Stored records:

----------

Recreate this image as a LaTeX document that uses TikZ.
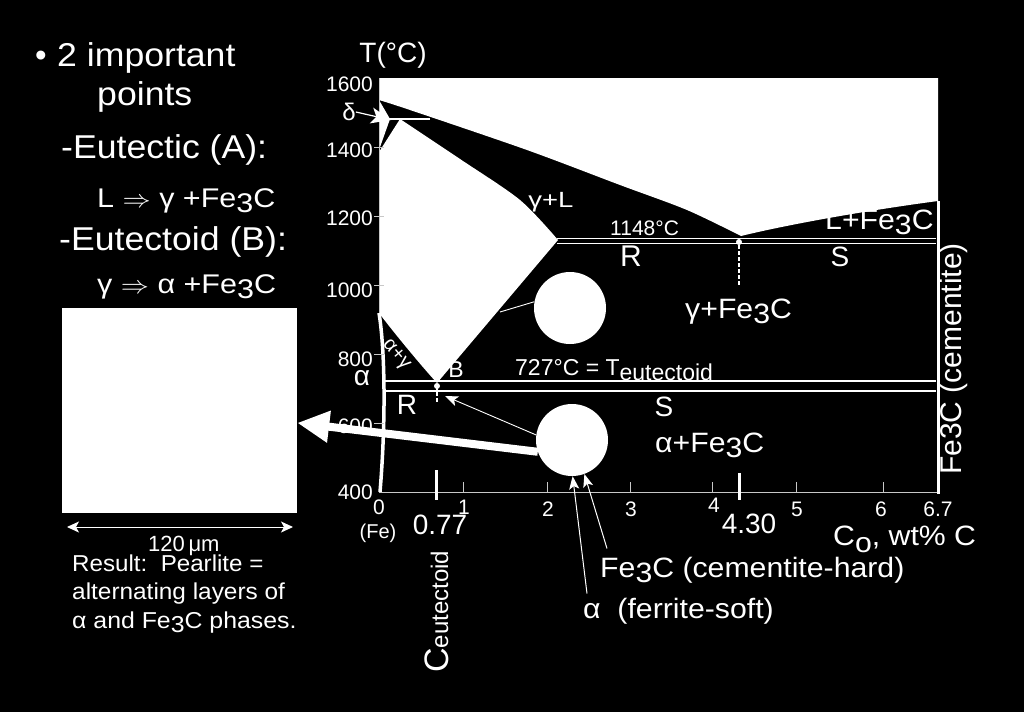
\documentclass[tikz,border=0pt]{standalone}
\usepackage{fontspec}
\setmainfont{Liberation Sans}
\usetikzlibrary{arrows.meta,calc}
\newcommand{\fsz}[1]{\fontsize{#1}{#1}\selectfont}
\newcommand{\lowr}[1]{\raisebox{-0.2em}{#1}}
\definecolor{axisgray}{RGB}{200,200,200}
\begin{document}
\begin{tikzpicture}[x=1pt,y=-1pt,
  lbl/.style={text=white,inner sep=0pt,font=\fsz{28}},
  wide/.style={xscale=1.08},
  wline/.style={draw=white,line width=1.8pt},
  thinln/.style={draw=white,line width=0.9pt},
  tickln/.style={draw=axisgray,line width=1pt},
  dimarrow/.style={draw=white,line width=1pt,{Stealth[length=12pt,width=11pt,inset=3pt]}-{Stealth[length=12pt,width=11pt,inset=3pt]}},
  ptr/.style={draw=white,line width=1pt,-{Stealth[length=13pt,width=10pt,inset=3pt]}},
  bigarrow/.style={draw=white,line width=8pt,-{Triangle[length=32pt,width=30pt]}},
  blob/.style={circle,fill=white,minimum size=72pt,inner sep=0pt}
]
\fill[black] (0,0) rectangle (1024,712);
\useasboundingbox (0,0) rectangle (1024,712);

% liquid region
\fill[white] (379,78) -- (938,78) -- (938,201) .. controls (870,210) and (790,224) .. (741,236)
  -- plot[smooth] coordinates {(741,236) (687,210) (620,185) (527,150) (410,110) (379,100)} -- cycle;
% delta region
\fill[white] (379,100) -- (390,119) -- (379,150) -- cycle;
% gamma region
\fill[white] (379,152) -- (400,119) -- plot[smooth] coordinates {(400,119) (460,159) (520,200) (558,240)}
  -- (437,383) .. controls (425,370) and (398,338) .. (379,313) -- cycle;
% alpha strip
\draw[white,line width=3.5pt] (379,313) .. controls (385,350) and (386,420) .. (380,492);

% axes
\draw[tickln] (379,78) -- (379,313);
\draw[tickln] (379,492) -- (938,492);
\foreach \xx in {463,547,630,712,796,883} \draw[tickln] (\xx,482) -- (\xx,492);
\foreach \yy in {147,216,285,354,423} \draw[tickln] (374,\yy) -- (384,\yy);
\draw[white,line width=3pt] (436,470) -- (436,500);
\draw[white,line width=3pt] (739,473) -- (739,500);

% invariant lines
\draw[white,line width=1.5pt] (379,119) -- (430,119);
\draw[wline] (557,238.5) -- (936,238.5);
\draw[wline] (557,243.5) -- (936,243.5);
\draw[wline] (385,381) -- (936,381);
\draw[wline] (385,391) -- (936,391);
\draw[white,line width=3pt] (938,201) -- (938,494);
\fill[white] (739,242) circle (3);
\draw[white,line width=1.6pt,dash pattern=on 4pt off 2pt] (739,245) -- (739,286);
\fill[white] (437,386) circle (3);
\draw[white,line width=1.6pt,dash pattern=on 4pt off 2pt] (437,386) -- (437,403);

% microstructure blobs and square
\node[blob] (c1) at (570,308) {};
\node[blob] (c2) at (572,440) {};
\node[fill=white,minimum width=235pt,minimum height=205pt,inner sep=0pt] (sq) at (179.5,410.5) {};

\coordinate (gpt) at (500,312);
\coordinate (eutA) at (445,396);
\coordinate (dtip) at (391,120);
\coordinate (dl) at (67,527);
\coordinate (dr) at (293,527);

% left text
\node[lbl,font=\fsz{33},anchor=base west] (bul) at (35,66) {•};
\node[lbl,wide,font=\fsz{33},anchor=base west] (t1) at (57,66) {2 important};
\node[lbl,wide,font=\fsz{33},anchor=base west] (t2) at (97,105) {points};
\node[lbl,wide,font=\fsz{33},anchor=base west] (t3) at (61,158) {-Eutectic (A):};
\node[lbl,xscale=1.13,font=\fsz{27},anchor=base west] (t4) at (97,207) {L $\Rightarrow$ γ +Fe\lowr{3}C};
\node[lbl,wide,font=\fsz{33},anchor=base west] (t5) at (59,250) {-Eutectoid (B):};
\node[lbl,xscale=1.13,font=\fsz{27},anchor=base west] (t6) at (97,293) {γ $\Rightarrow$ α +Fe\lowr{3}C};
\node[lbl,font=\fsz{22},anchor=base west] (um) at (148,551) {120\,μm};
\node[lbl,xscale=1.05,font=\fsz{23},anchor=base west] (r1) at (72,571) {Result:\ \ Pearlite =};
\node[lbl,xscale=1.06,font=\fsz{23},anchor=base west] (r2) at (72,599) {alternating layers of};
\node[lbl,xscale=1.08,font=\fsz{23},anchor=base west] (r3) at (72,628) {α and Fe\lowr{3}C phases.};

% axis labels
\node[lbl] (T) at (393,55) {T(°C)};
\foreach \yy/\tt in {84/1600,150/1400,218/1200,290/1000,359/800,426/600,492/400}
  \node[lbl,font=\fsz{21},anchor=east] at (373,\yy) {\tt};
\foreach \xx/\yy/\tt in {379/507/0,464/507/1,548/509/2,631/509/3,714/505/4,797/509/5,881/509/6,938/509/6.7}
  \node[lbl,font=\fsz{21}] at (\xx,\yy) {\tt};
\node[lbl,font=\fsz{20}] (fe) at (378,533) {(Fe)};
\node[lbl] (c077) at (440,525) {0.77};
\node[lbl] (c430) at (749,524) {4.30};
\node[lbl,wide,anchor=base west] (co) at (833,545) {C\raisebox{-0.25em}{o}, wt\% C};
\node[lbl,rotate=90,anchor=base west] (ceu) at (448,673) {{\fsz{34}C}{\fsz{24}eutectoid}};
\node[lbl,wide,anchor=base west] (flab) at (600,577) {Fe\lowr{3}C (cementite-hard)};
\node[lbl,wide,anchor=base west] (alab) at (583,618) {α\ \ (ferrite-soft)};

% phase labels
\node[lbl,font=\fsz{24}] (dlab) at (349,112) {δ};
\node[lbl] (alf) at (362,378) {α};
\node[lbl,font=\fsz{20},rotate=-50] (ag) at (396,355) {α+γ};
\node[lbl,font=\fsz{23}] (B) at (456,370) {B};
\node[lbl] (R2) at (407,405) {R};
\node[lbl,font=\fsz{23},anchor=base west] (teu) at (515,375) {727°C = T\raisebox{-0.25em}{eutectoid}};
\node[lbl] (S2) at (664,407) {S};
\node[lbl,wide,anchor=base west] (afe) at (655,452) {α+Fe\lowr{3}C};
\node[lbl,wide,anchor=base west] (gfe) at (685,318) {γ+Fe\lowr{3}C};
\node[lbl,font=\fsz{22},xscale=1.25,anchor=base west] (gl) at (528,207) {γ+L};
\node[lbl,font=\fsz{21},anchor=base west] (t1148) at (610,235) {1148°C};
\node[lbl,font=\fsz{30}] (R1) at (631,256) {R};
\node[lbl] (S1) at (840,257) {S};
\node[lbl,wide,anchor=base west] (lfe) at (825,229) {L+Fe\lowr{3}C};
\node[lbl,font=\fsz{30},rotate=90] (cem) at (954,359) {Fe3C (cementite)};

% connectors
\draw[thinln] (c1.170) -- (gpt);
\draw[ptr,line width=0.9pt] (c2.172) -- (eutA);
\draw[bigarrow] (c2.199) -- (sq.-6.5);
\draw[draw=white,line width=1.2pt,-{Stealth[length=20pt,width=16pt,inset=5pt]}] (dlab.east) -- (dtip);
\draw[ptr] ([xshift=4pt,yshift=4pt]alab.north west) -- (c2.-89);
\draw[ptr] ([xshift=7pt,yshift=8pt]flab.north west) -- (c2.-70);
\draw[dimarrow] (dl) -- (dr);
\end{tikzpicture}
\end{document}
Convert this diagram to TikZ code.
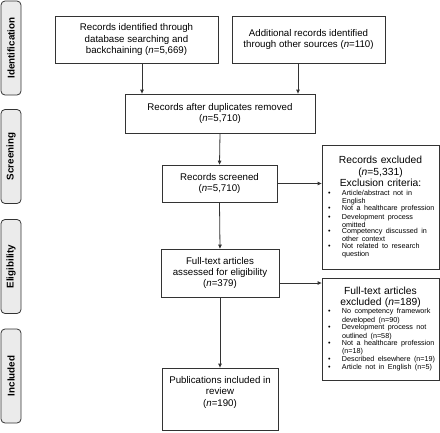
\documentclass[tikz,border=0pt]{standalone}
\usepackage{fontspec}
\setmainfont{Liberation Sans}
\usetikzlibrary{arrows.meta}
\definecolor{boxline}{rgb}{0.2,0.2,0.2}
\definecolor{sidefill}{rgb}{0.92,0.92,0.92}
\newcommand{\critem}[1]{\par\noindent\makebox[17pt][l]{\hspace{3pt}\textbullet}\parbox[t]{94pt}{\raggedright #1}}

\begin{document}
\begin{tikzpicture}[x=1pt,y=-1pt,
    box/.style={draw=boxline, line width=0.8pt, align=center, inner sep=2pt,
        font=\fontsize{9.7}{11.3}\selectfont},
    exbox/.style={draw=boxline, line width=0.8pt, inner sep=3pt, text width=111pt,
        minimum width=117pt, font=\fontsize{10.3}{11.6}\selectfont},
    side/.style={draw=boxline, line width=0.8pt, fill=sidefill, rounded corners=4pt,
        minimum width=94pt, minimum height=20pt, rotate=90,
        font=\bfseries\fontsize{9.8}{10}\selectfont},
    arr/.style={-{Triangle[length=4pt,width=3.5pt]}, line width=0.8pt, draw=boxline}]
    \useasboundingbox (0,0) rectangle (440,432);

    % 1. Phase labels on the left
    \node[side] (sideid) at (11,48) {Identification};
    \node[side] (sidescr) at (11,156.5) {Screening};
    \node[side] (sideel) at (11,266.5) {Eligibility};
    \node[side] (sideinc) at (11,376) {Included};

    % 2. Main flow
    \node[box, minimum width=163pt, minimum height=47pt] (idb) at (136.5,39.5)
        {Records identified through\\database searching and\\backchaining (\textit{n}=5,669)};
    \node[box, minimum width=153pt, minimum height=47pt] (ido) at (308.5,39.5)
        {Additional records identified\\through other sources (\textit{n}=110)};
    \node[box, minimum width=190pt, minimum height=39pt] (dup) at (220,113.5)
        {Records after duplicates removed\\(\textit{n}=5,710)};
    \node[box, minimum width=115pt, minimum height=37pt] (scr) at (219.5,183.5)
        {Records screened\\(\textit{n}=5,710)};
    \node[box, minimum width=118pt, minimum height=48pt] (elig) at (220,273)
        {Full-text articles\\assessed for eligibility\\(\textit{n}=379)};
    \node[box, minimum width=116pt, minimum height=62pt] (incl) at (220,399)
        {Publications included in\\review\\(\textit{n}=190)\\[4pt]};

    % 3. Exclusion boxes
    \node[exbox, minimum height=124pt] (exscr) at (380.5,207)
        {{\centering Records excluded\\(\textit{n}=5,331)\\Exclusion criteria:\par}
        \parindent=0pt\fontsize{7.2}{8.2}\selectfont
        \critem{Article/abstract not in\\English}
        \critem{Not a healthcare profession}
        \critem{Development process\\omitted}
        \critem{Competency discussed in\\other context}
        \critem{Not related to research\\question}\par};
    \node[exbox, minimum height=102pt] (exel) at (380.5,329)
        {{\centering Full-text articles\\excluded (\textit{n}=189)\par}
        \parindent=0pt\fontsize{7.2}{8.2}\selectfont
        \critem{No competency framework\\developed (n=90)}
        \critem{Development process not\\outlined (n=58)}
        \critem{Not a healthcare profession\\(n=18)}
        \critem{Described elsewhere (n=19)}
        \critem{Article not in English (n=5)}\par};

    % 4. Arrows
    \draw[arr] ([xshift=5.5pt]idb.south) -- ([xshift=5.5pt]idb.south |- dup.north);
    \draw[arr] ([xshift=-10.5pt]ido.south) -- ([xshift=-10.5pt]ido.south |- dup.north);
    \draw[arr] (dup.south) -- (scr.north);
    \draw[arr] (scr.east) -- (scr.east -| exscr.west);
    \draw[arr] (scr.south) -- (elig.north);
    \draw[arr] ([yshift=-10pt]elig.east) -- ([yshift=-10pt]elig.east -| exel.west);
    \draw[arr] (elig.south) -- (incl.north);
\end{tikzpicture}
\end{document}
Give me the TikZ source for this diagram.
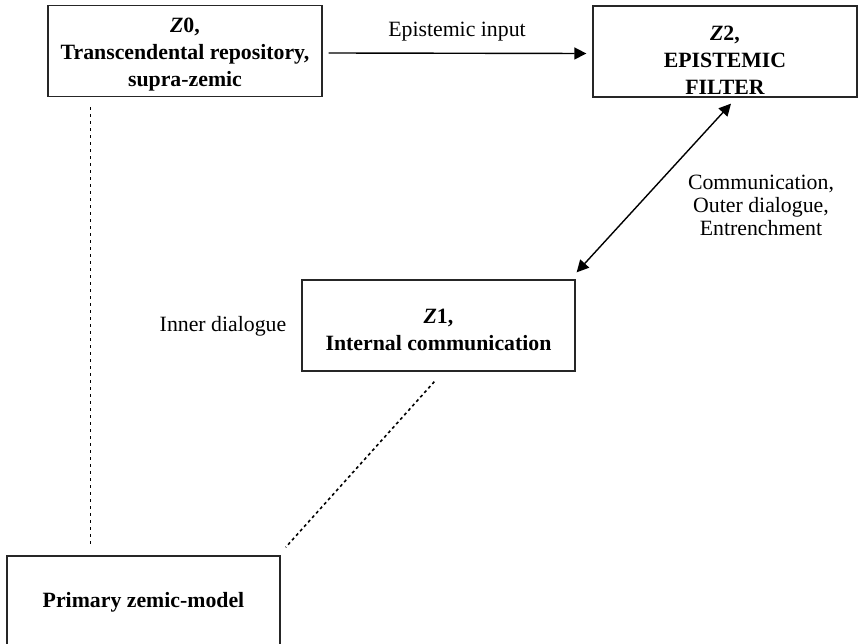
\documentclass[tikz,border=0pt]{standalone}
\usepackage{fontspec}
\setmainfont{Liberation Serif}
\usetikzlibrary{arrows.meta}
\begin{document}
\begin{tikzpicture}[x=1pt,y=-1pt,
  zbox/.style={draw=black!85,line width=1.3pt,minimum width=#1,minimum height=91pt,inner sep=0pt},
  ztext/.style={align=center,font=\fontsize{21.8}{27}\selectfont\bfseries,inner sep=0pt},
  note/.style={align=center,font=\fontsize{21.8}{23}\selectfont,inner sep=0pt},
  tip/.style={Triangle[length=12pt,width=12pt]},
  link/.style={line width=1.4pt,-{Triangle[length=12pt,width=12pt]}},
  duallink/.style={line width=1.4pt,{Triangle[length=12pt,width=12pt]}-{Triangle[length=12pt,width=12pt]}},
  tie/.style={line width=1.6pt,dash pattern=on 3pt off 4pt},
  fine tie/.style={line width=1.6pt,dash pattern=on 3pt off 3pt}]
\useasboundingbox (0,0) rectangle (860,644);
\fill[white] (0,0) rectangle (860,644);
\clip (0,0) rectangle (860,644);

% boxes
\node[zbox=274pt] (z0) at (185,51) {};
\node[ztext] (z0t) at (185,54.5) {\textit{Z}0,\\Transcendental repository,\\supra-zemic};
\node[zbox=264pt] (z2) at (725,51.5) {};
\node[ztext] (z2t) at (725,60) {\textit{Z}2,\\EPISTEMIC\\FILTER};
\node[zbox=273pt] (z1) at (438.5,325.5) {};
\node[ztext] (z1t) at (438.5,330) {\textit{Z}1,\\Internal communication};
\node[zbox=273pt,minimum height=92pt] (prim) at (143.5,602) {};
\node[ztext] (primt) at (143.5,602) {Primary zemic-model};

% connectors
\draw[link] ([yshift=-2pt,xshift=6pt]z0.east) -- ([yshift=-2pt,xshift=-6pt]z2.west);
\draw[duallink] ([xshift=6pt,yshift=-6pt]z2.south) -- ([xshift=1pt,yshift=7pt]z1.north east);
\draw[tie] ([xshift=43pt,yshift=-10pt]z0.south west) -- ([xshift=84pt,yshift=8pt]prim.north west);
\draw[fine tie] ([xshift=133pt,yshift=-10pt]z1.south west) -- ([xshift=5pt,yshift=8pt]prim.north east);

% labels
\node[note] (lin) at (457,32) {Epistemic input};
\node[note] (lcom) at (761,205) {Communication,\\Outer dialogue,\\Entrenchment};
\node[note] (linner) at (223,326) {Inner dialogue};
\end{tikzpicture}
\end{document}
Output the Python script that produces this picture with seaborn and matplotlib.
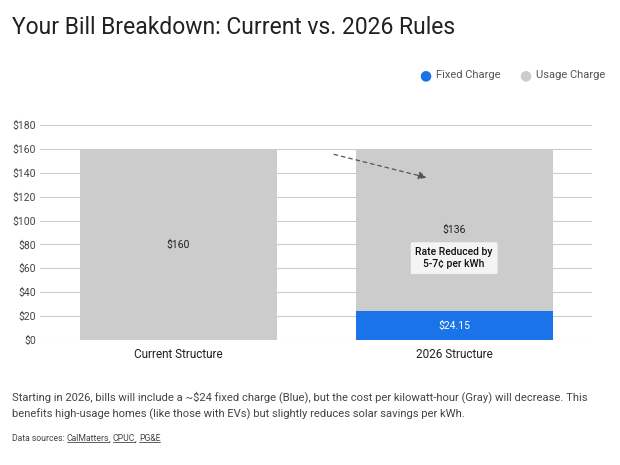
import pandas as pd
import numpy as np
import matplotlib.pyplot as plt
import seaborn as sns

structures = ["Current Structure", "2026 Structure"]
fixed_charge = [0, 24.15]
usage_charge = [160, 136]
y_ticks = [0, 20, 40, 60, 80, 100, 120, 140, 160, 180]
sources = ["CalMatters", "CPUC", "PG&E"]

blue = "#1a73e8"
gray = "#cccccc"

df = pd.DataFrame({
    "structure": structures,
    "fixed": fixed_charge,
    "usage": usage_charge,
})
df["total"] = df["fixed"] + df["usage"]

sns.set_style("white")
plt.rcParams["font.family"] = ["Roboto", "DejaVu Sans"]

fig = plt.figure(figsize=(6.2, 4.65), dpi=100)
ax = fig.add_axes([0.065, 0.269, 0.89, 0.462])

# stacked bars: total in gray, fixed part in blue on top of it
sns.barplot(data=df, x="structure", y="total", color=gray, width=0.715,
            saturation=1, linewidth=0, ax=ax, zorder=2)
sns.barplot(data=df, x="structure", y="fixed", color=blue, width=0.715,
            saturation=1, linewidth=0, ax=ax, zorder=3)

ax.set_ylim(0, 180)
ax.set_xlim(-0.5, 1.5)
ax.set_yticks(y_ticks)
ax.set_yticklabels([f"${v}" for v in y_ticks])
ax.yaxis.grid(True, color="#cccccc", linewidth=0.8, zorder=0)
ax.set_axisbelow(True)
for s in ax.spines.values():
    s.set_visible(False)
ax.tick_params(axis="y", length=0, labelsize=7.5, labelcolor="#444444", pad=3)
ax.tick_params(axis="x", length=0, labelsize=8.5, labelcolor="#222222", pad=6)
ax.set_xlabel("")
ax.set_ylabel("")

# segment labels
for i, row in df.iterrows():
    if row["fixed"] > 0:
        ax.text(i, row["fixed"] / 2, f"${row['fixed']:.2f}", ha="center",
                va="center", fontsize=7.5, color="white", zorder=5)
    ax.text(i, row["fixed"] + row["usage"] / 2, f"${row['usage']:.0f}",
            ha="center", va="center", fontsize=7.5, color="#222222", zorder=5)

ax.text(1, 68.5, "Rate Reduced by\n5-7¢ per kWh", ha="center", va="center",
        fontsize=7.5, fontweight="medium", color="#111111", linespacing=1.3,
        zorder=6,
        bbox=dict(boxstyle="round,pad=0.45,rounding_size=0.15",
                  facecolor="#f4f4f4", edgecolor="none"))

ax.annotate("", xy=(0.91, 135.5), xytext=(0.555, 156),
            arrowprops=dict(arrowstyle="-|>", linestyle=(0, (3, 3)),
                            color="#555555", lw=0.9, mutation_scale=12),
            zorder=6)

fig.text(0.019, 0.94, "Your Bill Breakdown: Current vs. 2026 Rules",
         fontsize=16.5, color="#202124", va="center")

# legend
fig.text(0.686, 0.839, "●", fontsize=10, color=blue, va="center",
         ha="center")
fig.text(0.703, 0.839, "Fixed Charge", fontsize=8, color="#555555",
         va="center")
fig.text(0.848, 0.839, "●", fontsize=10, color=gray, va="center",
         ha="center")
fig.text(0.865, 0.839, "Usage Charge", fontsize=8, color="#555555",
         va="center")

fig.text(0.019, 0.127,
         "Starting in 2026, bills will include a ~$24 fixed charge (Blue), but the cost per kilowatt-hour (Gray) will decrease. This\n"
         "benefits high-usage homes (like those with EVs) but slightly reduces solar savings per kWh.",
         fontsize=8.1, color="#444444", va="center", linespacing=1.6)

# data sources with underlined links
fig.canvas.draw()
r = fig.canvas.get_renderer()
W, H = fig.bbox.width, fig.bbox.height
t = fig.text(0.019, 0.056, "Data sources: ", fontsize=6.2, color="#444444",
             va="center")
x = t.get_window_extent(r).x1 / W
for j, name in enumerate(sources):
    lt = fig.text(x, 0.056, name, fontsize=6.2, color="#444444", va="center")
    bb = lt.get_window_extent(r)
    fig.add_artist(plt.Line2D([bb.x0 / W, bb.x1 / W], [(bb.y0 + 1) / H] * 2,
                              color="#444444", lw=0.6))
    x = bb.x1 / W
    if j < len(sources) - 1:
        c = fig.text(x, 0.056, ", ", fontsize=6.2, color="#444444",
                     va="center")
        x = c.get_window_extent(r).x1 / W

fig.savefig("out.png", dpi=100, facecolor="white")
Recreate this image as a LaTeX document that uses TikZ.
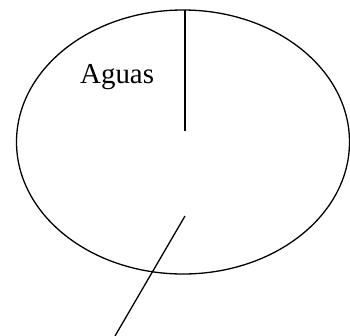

----------

◆ CHALLENGE ◆
Out of the records above, set down only the lines from the one that contains "Output the Python" through the one that contains "ax = fig.add_axes([0.065, 0.269, 0.89, 0.462])", unchanged and without the pictures.

◆ RESULT OF THIS TASK ◆
Output the Python script that produces this picture with seaborn and matplotlib.
import pandas as pd
import numpy as np
import matplotlib.pyplot as plt
import seaborn as sns

structures = ["Current Structure", "2026 Structure"]
fixed_charge = [0, 24.15]
usage_charge = [160, 136]
y_ticks = [0, 20, 40, 60, 80, 100, 120, 140, 160, 180]
sources = ["CalMatters", "CPUC", "PG&E"]

blue = "#1a73e8"
gray = "#cccccc"

df = pd.DataFrame({
    "structure": structures,
    "fixed": fixed_charge,
    "usage": usage_charge,
})
df["total"] = df["fixed"] + df["usage"]

sns.set_style("white")
plt.rcParams["font.family"] = ["Roboto", "DejaVu Sans"]

fig = plt.figure(figsize=(6.2, 4.65), dpi=100)
ax = fig.add_axes([0.065, 0.269, 0.89, 0.462])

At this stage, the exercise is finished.